Inside Doris Day’s Rocky Road to Hollywood Stardom: ‘I Have Always Been a Survivor’
After Doris Day’s performance at a party in Beverly Hills, a composer asked the 26-year-old singer to audition for an upcoming movie musical, Romance on the High Seas. “Acting in films never so much as crossed my mind,” admitted Doris. But her 1948 film debut would take her one step closer to becoming one of Hollywood’s most in-demand actresses of the 1950s and ’60s.
Getting to that moment didn’t come easy to Doris. Her parents’ divorce upended her security at age 11, and a car accident derailed Doris’ dream of becoming a dancer. With more talent than life experience, she started singing with big bands as a teenager, but her naivety led her to make poor choices in men. By 20, she was a struggling single mother. “I think I have always been a survivor,” said Doris.
She inherited her naturally sunny personality from her mother, Alma. Doris also developed a desire to please through her distant relationship with her cold father, William, a music teacher and choir-master, who insisted Doris take piano lessons from an early age. She loved playing, singing and dancing for her mother’s friends. “I’d do my stuff until mother would throw up her hands and say, ‘That’s enough, Doris,’” she recalled in her memoir, Her OwnStory.
Her childhood wasn’t all happy. Doris discovered that her father was having an affair with her mother’s best friend before Alma did. When William finally left, “there were no goodbyes,” she wrote. “My father didn’t ask for me, and all I wanted to do was hide.” His remoteness and cheating would taint Doris’ relationships with men for the rest of her life.
Inside Doris Day’s Early Years
Young Doris set her sights on becoming a dancer. After she won a $500 prize in an amateur contest, she and Alma talked of moving west so Doris could pursue her passion. Those plans were dashed the night a car Doris was riding in with friends was hit by a train, shattering her right leg. She spent her yearlong recovery listening to Ella Fitzgerald on the radio and honing her singing voice. Doris’ vocal coach, Grace Raine, said, “What struck me most about Doris was her ability to always look on the bright side.”
Doris was still on crutches the first time she sang at Charlie Yee’s Shanghai Inn, where she earned $5 a night. “Sometimes my audience was little more than the overflowing Yee family,” she recalled.
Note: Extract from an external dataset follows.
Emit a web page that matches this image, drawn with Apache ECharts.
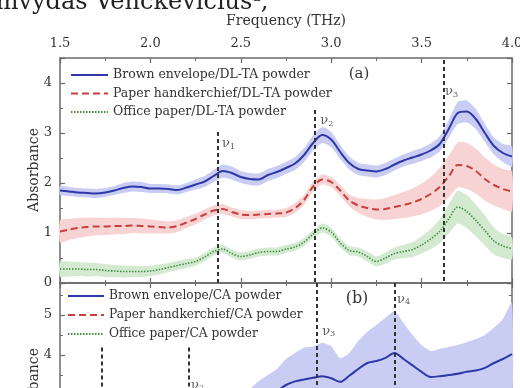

In 1939, Doris landed a real gig with local bandleader Barney Rapp, who suggested she change her name from Doris Kappelhoff to the more marquee-friendly Doris Day. She began singing on radio and touring with Barney’s band, even though she was still a teenager. “It’s tough trying to act grown-up when you don’t know how,” Doris admitted.
Being thrust into the adult world at such a young age led Doris to make some mistakes. At 17, she married trombonist Al Jorden, who suffered violent fits of jealousy over his bride and brutalized her. Doris tried to leave during her pregnancy with their son, Terry, but Al stalked her at her radio station job. She finally divorced him in 1943, fearing that he’d hurt their son.
She fell for another musician, saxophonist George Weidler, a little while later, but it also was a troubled marriage because he cheated and grew jealous of her talent. But George would bring Doris to California and closer to her dream of a performing career — even though their union would last only eight months.
Doris Day Got Her Big Break
Doris was living in a trailer outside Los Angeles and planning her return to Cincinnati, where her mother was taking care of Terry, when composer Sammy Cahn heard her sing at a party and asked her to audition for Romance on the High Seas. She reluctantly agreed. “The screen just exploded,” Cahn recalled. “There was no question. A great star was born.”
Director Michael Curtiz saw it, too — even though Doris cried in front of him at her audition. He found her honesty and unpretentiousness charming and vowed to bring it to the big screen. “He refused to allow her to take acting lessons and didn’t allow her to watch the rushes of Romance on the High Seas in order to maintain her confidence,” says Curtiz biographer Alan K. Rode.
The film put Doris on the path to a career in movies, and one of its songs, “It’s Magic,” became a hit. Over the next two decades, she would star in nearly 40 films. “My life hasn’t always been like some of my happy musicals,” said Doris. “But when things in life try to knock you down, you just have to bounce right back up.”